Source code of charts
::::

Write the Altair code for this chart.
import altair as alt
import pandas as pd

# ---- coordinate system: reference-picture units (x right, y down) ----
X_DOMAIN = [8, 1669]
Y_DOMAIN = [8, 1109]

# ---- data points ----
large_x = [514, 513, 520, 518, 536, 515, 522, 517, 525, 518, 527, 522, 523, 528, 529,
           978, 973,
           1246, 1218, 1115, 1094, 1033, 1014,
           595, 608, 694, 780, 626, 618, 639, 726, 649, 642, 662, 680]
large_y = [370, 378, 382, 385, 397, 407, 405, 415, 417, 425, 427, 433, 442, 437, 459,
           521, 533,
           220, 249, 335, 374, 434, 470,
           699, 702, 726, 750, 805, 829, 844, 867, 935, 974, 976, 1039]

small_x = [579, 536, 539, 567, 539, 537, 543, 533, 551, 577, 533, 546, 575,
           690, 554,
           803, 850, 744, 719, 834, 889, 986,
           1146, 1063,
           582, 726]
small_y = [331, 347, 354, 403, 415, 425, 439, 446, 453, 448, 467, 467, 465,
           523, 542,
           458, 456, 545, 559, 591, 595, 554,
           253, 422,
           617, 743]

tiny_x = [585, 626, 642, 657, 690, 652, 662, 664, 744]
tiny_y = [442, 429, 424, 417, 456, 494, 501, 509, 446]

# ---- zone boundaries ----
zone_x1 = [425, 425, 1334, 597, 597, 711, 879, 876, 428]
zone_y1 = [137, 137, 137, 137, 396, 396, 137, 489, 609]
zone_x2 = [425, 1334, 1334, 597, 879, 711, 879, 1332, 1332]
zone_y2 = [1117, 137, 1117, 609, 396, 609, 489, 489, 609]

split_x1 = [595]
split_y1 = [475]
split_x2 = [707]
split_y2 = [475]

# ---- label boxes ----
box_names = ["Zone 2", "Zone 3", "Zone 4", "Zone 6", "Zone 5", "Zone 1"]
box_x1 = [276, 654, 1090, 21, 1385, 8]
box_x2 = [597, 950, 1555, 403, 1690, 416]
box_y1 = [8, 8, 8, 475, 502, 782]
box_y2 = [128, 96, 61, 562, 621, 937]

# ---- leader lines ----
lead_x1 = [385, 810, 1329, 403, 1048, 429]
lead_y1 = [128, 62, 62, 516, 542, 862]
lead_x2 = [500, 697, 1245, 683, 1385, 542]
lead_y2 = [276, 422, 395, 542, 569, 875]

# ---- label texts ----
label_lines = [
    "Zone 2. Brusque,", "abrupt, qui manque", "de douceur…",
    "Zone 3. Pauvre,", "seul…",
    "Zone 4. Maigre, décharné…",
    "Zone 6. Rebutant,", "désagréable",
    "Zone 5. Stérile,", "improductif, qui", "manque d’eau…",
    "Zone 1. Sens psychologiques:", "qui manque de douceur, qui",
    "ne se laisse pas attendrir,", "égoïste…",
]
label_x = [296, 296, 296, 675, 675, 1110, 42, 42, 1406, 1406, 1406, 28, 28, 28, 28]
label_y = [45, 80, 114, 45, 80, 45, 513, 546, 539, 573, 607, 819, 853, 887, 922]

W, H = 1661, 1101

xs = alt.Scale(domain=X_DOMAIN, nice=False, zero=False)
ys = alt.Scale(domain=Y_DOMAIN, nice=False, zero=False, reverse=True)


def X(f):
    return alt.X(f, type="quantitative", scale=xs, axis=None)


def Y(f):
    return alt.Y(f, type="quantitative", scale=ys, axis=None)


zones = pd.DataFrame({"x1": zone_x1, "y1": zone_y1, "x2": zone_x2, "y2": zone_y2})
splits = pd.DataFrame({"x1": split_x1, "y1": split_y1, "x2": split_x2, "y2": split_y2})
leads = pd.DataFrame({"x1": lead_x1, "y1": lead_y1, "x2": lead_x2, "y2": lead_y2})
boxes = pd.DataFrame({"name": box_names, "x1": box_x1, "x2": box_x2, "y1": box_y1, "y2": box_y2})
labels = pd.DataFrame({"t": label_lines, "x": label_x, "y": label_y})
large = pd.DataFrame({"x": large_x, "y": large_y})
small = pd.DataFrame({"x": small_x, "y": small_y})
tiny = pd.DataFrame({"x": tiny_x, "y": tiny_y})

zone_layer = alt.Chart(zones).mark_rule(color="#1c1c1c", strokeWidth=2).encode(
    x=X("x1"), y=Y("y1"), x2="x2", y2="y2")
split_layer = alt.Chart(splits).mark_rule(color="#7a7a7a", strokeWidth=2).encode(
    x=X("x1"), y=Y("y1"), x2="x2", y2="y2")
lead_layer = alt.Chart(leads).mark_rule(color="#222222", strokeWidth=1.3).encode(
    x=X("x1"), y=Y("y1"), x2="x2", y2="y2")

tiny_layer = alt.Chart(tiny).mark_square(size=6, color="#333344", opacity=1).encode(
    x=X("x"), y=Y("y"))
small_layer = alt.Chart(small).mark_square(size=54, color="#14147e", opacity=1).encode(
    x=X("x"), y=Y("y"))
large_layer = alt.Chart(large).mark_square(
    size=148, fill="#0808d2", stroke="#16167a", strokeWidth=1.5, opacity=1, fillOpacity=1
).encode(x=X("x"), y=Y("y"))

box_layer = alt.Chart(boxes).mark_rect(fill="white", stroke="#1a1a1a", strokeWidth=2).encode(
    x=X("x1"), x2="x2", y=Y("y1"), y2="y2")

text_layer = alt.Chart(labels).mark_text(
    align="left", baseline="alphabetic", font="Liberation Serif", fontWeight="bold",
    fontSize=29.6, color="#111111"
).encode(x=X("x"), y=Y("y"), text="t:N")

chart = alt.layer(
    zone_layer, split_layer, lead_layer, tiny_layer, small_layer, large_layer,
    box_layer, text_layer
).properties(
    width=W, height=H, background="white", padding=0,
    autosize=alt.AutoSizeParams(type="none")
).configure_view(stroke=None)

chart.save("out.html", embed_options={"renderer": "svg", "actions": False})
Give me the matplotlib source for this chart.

::::

* Your objective: Copy all the records above precisely.

* Solution for this exercise:
Write the Altair code for this chart.
import altair as alt
import pandas as pd

# ---- coordinate system: reference-picture units (x right, y down) ----
X_DOMAIN = [8, 1669]
Y_DOMAIN = [8, 1109]

# ---- data points ----
large_x = [514, 513, 520, 518, 536, 515, 522, 517, 525, 518, 527, 522, 523, 528, 529,
           978, 973,
           1246, 1218, 1115, 1094, 1033, 1014,
           595, 608, 694, 780, 626, 618, 639, 726, 649, 642, 662, 680]
large_y = [370, 378, 382, 385, 397, 407, 405, 415, 417, 425, 427, 433, 442, 437, 459,
           521, 533,
           220, 249, 335, 374, 434, 470,
           699, 702, 726, 750, 805, 829, 844, 867, 935, 974, 976, 1039]

small_x = [579, 536, 539, 567, 539, 537, 543, 533, 551, 577, 533, 546, 575,
           690, 554,
           803, 850, 744, 719, 834, 889, 986,
           1146, 1063,
           582, 726]
small_y = [331, 347, 354, 403, 415, 425, 439, 446, 453, 448, 467, 467, 465,
           523, 542,
           458, 456, 545, 559, 591, 595, 554,
           253, 422,
           617, 743]

tiny_x = [585, 626, 642, 657, 690, 652, 662, 664, 744]
tiny_y = [442, 429, 424, 417, 456, 494, 501, 509, 446]

# ---- zone boundaries ----
zone_x1 = [425, 425, 1334, 597, 597, 711, 879, 876, 428]
zone_y1 = [137, 137, 137, 137, 396, 396, 137, 489, 609]
zone_x2 = [425, 1334, 1334, 597, 879, 711, 879, 1332, 1332]
zone_y2 = [1117, 137, 1117, 609, 396, 609, 489, 489, 609]

split_x1 = [595]
split_y1 = [475]
split_x2 = [707]
split_y2 = [475]

# ---- label boxes ----
box_names = ["Zone 2", "Zone 3", "Zone 4", "Zone 6", "Zone 5", "Zone 1"]
box_x1 = [276, 654, 1090, 21, 1385, 8]
box_x2 = [597, 950, 1555, 403, 1690, 416]
box_y1 = [8, 8, 8, 475, 502, 782]
box_y2 = [128, 96, 61, 562, 621, 937]

# ---- leader lines ----
lead_x1 = [385, 810, 1329, 403, 1048, 429]
lead_y1 = [128, 62, 62, 516, 542, 862]
lead_x2 = [500, 697, 1245, 683, 1385, 542]
lead_y2 = [276, 422, 395, 542, 569, 875]

# ---- label texts ----
label_lines = [
    "Zone 2. Brusque,", "abrupt, qui manque", "de douceur…",
    "Zone 3. Pauvre,", "seul…",
    "Zone 4. Maigre, décharné…",
    "Zone 6. Rebutant,", "désagréable",
    "Zone 5. Stérile,", "improductif, qui", "manque d’eau…",
    "Zone 1. Sens psychologiques:", "qui manque de douceur, qui",
    "ne se laisse pas attendrir,", "égoïste…",
]
label_x = [296, 296, 296, 675, 675, 1110, 42, 42, 1406, 1406, 1406, 28, 28, 28, 28]
label_y = [45, 80, 114, 45, 80, 45, 513, 546, 539, 573, 607, 819, 853, 887, 922]

W, H = 1661, 1101

xs = alt.Scale(domain=X_DOMAIN, nice=False, zero=False)
ys = alt.Scale(domain=Y_DOMAIN, nice=False, zero=False, reverse=True)


def X(f):
    return alt.X(f, type="quantitative", scale=xs, axis=None)


def Y(f):
    return alt.Y(f, type="quantitative", scale=ys, axis=None)


zones = pd.DataFrame({"x1": zone_x1, "y1": zone_y1, "x2": zone_x2, "y2": zone_y2})
splits = pd.DataFrame({"x1": split_x1, "y1": split_y1, "x2": split_x2, "y2": split_y2})
leads = pd.DataFrame({"x1": lead_x1, "y1": lead_y1, "x2": lead_x2, "y2": lead_y2})
boxes = pd.DataFrame({"name": box_names, "x1": box_x1, "x2": box_x2, "y1": box_y1, "y2": box_y2})
labels = pd.DataFrame({"t": label_lines, "x": label_x, "y": label_y})
large = pd.DataFrame({"x": large_x, "y": large_y})
small = pd.DataFrame({"x": small_x, "y": small_y})
tiny = pd.DataFrame({"x": tiny_x, "y": tiny_y})

zone_layer = alt.Chart(zones).mark_rule(color="#1c1c1c", strokeWidth=2).encode(
    x=X("x1"), y=Y("y1"), x2="x2", y2="y2")
split_layer = alt.Chart(splits).mark_rule(color="#7a7a7a", strokeWidth=2).encode(
    x=X("x1"), y=Y("y1"), x2="x2", y2="y2")
lead_layer = alt.Chart(leads).mark_rule(color="#222222", strokeWidth=1.3).encode(
    x=X("x1"), y=Y("y1"), x2="x2", y2="y2")

tiny_layer = alt.Chart(tiny).mark_square(size=6, color="#333344", opacity=1).encode(
    x=X("x"), y=Y("y"))
small_layer = alt.Chart(small).mark_square(size=54, color="#14147e", opacity=1).encode(
    x=X("x"), y=Y("y"))
large_layer = alt.Chart(large).mark_square(
    size=148, fill="#0808d2", stroke="#16167a", strokeWidth=1.5, opacity=1, fillOpacity=1
).encode(x=X("x"), y=Y("y"))

box_layer = alt.Chart(boxes).mark_rect(fill="white", stroke="#1a1a1a", strokeWidth=2).encode(
    x=X("x1"), x2="x2", y=Y("y1"), y2="y2")

text_layer = alt.Chart(labels).mark_text(
    align="left", baseline="alphabetic", font="Liberation Serif", fontWeight="bold",
    fontSize=29.6, color="#111111"
).encode(x=X("x"), y=Y("y"), text="t:N")

chart = alt.layer(
    zone_layer, split_layer, lead_layer, tiny_layer, small_layer, large_layer,
    box_layer, text_layer
).properties(
    width=W, height=H, background="white", padding=0,
    autosize=alt.AutoSizeParams(type="none")
).configure_view(stroke=None)

chart.save("out.html", embed_options={"renderer": "svg", "actions": False})
Give me the matplotlib source for this chart.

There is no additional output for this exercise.